The Snake (Interview) That did for Nixon's Reputation and the ladder (speech) that had saved it

Was it, I wonder, pure coincidence that BBC2's schedule last night included some archive footage of the original Frost-Nixon interview (including the above), followed by the film version of the events surrounding and leading up to it?

The Frost-Nixon interview as the ultimate snake

Was it, I wonder, pure coincidence that BBC2's schedule last night included some archive footage of the original Frost-Nixon interview (including the above), followed by the film version of the events surrounding and leading up to it?

After all, the party conference season, with its mix of extended interviews with politicians, very short clips from their speeches and much longer clips from media commentators telling us what they're talking about, has yet to grind to a close.
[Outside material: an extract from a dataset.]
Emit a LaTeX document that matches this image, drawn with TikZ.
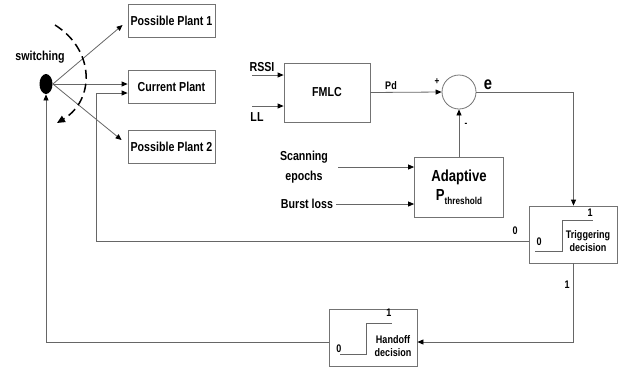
\documentclass[tikz,border=0pt]{standalone}
\usepackage{fontspec}
\setmainfont[FakeStretch=0.82]{Liberation Sans}
\usetikzlibrary{arrows.meta,shapes.geometric}

\begin{document}
\begin{tikzpicture}[x=1pt,y=-1pt,line width=0.8pt,
    font=\fontsize{13}{15}\selectfont\bfseries,
    wire/.style={draw=black!60},
    arr/.style={wire,-{Triangle[length=6pt,width=5pt,color=black]}},
    plant/.style={draw=black!55,minimum width=87pt,minimum height=33pt,inner sep=0pt},
    decbox/.style={draw=black!55,minimum width=88pt,minimum height=57pt,inner sep=0pt},
    lbl/.style={inner sep=0pt},
    small/.style={inner sep=0pt,font=\fontsize{11}{13}\selectfont\bfseries}]
    \useasboundingbox (0,0) rectangle (628,368);
    % plants and switch
    \node[plant] (pp1) at (171.5,20.5) {Possible Plant 1};
    \node[plant] (cur) at (171.5,86.5) {Current Plant};
    \node[plant] (pp2) at (171.5,146.5) {Possible Plant 2};
    \node[ellipse,fill=black,minimum width=13pt,minimum height=20pt,inner sep=0pt] (sw) at (46,84) {};
    \node[lbl] (swl) at (40,57) {switching};
    \draw[arr] (sw.east) -- ([xshift=-5pt,yshift=-4.5pt]pp1.west);
    \draw[arr] (sw.east) -- ([yshift=2.5pt]cur.west);
    \draw[arr] (sw.east) -- ([xshift=-6pt,yshift=6.5pt]pp2.west);
    \coordinate (swa) at (55,25);
    \coordinate (swb) at (57,123);
    \draw[black,line width=1.5pt,dash pattern=on 9pt off 5pt,-{Triangle[length=8pt,width=7pt]}]
        (swa) .. controls (95,50) and (95,100) .. (swb);
    % controller
    \node[plant,minimum width=86pt,minimum height=59pt] (fmlc) at (327,92.5) {FMLC};
    \node[circle,draw=black!55,minimum size=34pt,inner sep=0pt] (sum) at (459,92) {};
    \node[decbox,minimum width=89pt,minimum height=60pt,align=center,
        font=\fontsize{16}{19}\selectfont\bfseries] (adp) at (459,187)
        {Adaptive\\P\raisebox{-0.5ex}{\fontsize{10}{10}\selectfont threshold}};
    \coordinate (rssiin) at (252,75);
    \coordinate (llin) at (252,106);
    \node[lbl] (rssi) at (262,67) {RSSI};
    \node[lbl] (ll) at (257,117) {LL};
    \draw[arr] (rssiin) -- (rssiin -| fmlc.west);
    \draw[arr] (llin) -- (llin -| fmlc.west);
    \node[lbl,align=center,font=\fontsize{13}{20}\selectfont\bfseries] (scan) at (304,167) {Scanning\\epochs};
    \node[lbl] (burst) at (307,204) {Burst loss};
    \draw[arr] ([xshift=10pt]scan.east) -- (scan.east -| adp.west);
    \draw[arr] ([xshift=3pt]burst.east) -- (burst.east -| adp.west);
    \draw[arr] (fmlc.east) -- (sum.west);
    \draw[arr] (adp.north) -- (sum.south);
    \node[small] (pd) at (391,86) {Pd};
    \node[lbl,font=\fontsize{10}{10}\selectfont\bfseries] (plus) at (437,82) {+};
    \node[lbl,font=\fontsize{10}{10}\selectfont\bfseries] (minus) at (466,125) {-};
    \node[lbl,font=\fontsize{18}{18}\selectfont\bfseries] (err) at (488,85) {e};
    % decisions
    \node[decbox] (trig) at (573.5,234.5) {};
    \node[small,align=center] (trigt) at (588,241) {Triggering\\decision};
    \begin{scope}[shift={(trig.center)}]
        \draw[wire] (-38.5,16.5) -| (-11.5,-14.5) -- (19.5,-14.5);
        \node[small] at (-34.5,7.5) {0};
        \node[small] at (16.5,-21.5) {1};
    \end{scope}
    \node[decbox] (hand) at (373,337.5) {};
    \node[small,align=center] (handt) at (393,346) {Handoff\\decision};
    \begin{scope}[shift={(hand.center)}]
        \draw[wire] (-33,16.5) -| (-7,-14.5) -- (19,-14.5);
        \node[small] at (-34,11.5) {0};
        \node[small] at (16,-24.5) {1};
    \end{scope}
    \draw[arr] (sum.east) -| (trig.north);
    \draw[arr] (trig.south) |- ([yshift=-4.5pt]hand.east);
    \draw[arr] ([yshift=-6.5pt]trig.west) -- ++(-433,0) |- ([yshift=-6.5pt]cur.west);
    \draw[arr] ([yshift=-4.5pt]hand.west) -| (sw.south);
    \node[small] (zero) at (515,231) {0};
    \node[small] (one) at (567,285) {1};
\end{tikzpicture}
\end{document}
From my point of view, having started the season by asking why our politicians are so willing to play snakes and ladders under media rules that give them little chance of landing on anything but a snake (HERE), the chance to see the Frost-Nixon film could hardly have come at a more appropriate time.
Here was a disgraced American president who thought himself smart enough to run rings around a talk-show host and salvage his reputation - only to be lured into landing on about as damaging a snake as David Frost and his media colleagues could ever have dreamt of.
The Checkers speech as the ladder that saved his career
A quarter of a century earlier, claims that vice-presidential candidate Nixon might have misappropriated campaign funds almost forced his withdrawal as President Eisenhower's running mate.
What saved him was not an interview, but the carefully crafted 'Checkers speech' (still ranked as the 6th greatest political speech on the American Rhetoric website).
Interestingly, both the name it became known as and much of its powerful impact derived from a simple anecdote about his children and a little cocker spaniel dog.
I think our current politicians could do worse than to watch both - and to reflect on what a single interview and a single speech did for Nixon's political reputation.
Were they to do so, they might think again about what, if anything, they are gaining from their tacit collusion with broadcasters about the relative merits of interviews and speeches as alternative ways of communicating their messages (and conveying positive images of themselves) to a wider public.